> _Problem to solve_
Reproduce all of the data that follows, character for character.

> _Supplied material_

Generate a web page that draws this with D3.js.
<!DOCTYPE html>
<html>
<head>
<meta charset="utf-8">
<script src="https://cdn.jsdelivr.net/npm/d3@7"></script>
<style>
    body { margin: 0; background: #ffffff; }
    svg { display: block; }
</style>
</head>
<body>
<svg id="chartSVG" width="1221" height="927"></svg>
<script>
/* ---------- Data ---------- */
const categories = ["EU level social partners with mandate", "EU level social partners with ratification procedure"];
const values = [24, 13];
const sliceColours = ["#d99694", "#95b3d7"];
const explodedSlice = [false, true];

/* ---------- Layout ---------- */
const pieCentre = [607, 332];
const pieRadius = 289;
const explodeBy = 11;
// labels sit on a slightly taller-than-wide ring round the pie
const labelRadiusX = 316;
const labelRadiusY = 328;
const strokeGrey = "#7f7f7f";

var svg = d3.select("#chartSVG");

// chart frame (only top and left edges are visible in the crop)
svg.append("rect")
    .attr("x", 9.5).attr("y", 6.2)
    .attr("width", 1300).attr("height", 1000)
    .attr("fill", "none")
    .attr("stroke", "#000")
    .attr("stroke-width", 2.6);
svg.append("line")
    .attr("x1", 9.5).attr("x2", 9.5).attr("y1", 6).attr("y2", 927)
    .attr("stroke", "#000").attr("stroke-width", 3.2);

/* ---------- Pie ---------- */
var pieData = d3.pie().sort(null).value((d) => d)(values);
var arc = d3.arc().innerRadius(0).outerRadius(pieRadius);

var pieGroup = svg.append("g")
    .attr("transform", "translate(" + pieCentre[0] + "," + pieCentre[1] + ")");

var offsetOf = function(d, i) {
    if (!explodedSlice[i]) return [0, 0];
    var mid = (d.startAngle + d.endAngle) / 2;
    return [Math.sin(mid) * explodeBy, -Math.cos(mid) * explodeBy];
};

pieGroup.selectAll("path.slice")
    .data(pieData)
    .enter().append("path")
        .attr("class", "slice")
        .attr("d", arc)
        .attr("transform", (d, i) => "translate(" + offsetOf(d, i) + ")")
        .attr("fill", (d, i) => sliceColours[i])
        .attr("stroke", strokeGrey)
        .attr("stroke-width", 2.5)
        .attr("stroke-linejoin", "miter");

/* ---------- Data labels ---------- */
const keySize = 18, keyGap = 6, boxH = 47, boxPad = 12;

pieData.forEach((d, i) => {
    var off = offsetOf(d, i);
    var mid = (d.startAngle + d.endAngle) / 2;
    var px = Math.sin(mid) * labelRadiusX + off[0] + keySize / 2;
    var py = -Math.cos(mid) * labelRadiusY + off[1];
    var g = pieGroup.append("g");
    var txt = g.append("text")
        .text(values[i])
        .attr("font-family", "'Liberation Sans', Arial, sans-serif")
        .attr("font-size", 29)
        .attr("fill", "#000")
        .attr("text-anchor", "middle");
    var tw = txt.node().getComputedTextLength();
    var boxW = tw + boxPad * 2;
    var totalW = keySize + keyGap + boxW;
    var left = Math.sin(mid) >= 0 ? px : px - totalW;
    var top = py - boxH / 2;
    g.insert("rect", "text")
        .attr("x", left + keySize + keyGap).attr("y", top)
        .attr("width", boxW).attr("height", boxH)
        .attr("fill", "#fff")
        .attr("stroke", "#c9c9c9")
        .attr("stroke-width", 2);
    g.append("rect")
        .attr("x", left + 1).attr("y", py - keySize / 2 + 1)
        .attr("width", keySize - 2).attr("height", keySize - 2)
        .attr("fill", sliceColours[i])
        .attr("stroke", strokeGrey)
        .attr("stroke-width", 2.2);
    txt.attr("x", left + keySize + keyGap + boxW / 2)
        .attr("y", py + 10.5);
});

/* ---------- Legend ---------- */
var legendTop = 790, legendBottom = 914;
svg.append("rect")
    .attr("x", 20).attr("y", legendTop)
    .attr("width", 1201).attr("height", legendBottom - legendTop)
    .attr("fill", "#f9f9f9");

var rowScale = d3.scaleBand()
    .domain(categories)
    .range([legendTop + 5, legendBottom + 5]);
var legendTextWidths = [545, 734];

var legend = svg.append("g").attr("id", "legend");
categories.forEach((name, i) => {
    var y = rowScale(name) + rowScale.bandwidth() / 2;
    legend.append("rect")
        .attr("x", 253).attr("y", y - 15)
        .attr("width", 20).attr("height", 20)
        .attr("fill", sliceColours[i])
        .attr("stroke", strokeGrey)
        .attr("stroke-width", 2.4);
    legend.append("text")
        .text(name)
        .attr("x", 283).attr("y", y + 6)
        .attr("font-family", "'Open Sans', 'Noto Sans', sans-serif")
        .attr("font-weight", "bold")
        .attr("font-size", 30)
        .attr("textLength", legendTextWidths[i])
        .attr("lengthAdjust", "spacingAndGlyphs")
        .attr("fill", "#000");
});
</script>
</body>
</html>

> _Exercise answer_
Generate a web page that draws this with D3.js.
<!DOCTYPE html>
<html>
<head>
<meta charset="utf-8">
<script src="https://cdn.jsdelivr.net/npm/d3@7"></script>
<style>
    body { margin: 0; background: #ffffff; }
    svg { display: block; }
</style>
</head>
<body>
<svg id="chartSVG" width="1221" height="927"></svg>
<script>
/* ---------- Data ---------- */
const categories = ["EU level social partners with mandate", "EU level social partners with ratification procedure"];
const values = [24, 13];
const sliceColours = ["#d99694", "#95b3d7"];
const explodedSlice = [false, true];

/* ---------- Layout ---------- */
const pieCentre = [607, 332];
const pieRadius = 289;
const explodeBy = 11;
// labels sit on a slightly taller-than-wide ring round the pie
const labelRadiusX = 316;
const labelRadiusY = 328;
const strokeGrey = "#7f7f7f";

var svg = d3.select("#chartSVG");

// chart frame (only top and left edges are visible in the crop)
svg.append("rect")
    .attr("x", 9.5).attr("y", 6.2)
    .attr("width", 1300).attr("height", 1000)
    .attr("fill", "none")
    .attr("stroke", "#000")
    .attr("stroke-width", 2.6);
svg.append("line")
    .attr("x1", 9.5).attr("x2", 9.5).attr("y1", 6).attr("y2", 927)
    .attr("stroke", "#000").attr("stroke-width", 3.2);

/* ---------- Pie ---------- */
var pieData = d3.pie().sort(null).value((d) => d)(values);
var arc = d3.arc().innerRadius(0).outerRadius(pieRadius);

var pieGroup = svg.append("g")
    .attr("transform", "translate(" + pieCentre[0] + "," + pieCentre[1] + ")");

var offsetOf = function(d, i) {
    if (!explodedSlice[i]) return [0, 0];
    var mid = (d.startAngle + d.endAngle) / 2;
    return [Math.sin(mid) * explodeBy, -Math.cos(mid) * explodeBy];
};

pieGroup.selectAll("path.slice")
    .data(pieData)
    .enter().append("path")
        .attr("class", "slice")
        .attr("d", arc)
        .attr("transform", (d, i) => "translate(" + offsetOf(d, i) + ")")
        .attr("fill", (d, i) => sliceColours[i])
        .attr("stroke", strokeGrey)
        .attr("stroke-width", 2.5)
        .attr("stroke-linejoin", "miter");

/* ---------- Data labels ---------- */
const keySize = 18, keyGap = 6, boxH = 47, boxPad = 12;

pieData.forEach((d, i) => {
    var off = offsetOf(d, i);
    var mid = (d.startAngle + d.endAngle) / 2;
    var px = Math.sin(mid) * labelRadiusX + off[0] + keySize / 2;
    var py = -Math.cos(mid) * labelRadiusY + off[1];
    var g = pieGroup.append("g");
    var txt = g.append("text")
        .text(values[i])
        .attr("font-family", "'Liberation Sans', Arial, sans-serif")
        .attr("font-size", 29)
        .attr("fill", "#000")
        .attr("text-anchor", "middle");
    var tw = txt.node().getComputedTextLength();
    var boxW = tw + boxPad * 2;
    var totalW = keySize + keyGap + boxW;
    var left = Math.sin(mid) >= 0 ? px : px - totalW;
    var top = py - boxH / 2;
    g.insert("rect", "text")
        .attr("x", left + keySize + keyGap).attr("y", top)
        .attr("width", boxW).attr("height", boxH)
        .attr("fill", "#fff")
        .attr("stroke", "#c9c9c9")
        .attr("stroke-width", 2);
    g.append("rect")
        .attr("x", left + 1).attr("y", py - keySize / 2 + 1)
        .attr("width", keySize - 2).attr("height", keySize - 2)
        .attr("fill", sliceColours[i])
        .attr("stroke", strokeGrey)
        .attr("stroke-width", 2.2);
    txt.attr("x", left + keySize + keyGap + boxW / 2)
        .attr("y", py + 10.5);
});

/* ---------- Legend ---------- */
var legendTop = 790, legendBottom = 914;
svg.append("rect")
    .attr("x", 20).attr("y", legendTop)
    .attr("width", 1201).attr("height", legendBottom - legendTop)
    .attr("fill", "#f9f9f9");

var rowScale = d3.scaleBand()
    .domain(categories)
    .range([legendTop + 5, legendBottom + 5]);
var legendTextWidths = [545, 734];

var legend = svg.append("g").attr("id", "legend");
categories.forEach((name, i) => {
    var y = rowScale(name) + rowScale.bandwidth() / 2;
    legend.append("rect")
        .attr("x", 253).attr("y", y - 15)
        .attr("width", 20).attr("height", 20)
        .attr("fill", sliceColours[i])
        .attr("stroke", strokeGrey)
        .attr("stroke-width", 2.4);
    legend.append("text")
        .text(name)
        .attr("x", 283).attr("y", y + 6)
        .attr("font-family", "'Open Sans', 'Noto Sans', sans-serif")
        .attr("font-weight", "bold")
        .attr("font-size", 30)
        .attr("textLength", legendTextWidths[i])
        .attr("lengthAdjust", "spacingAndGlyphs")
        .attr("fill", "#000");
});
</script>
</body>
</html>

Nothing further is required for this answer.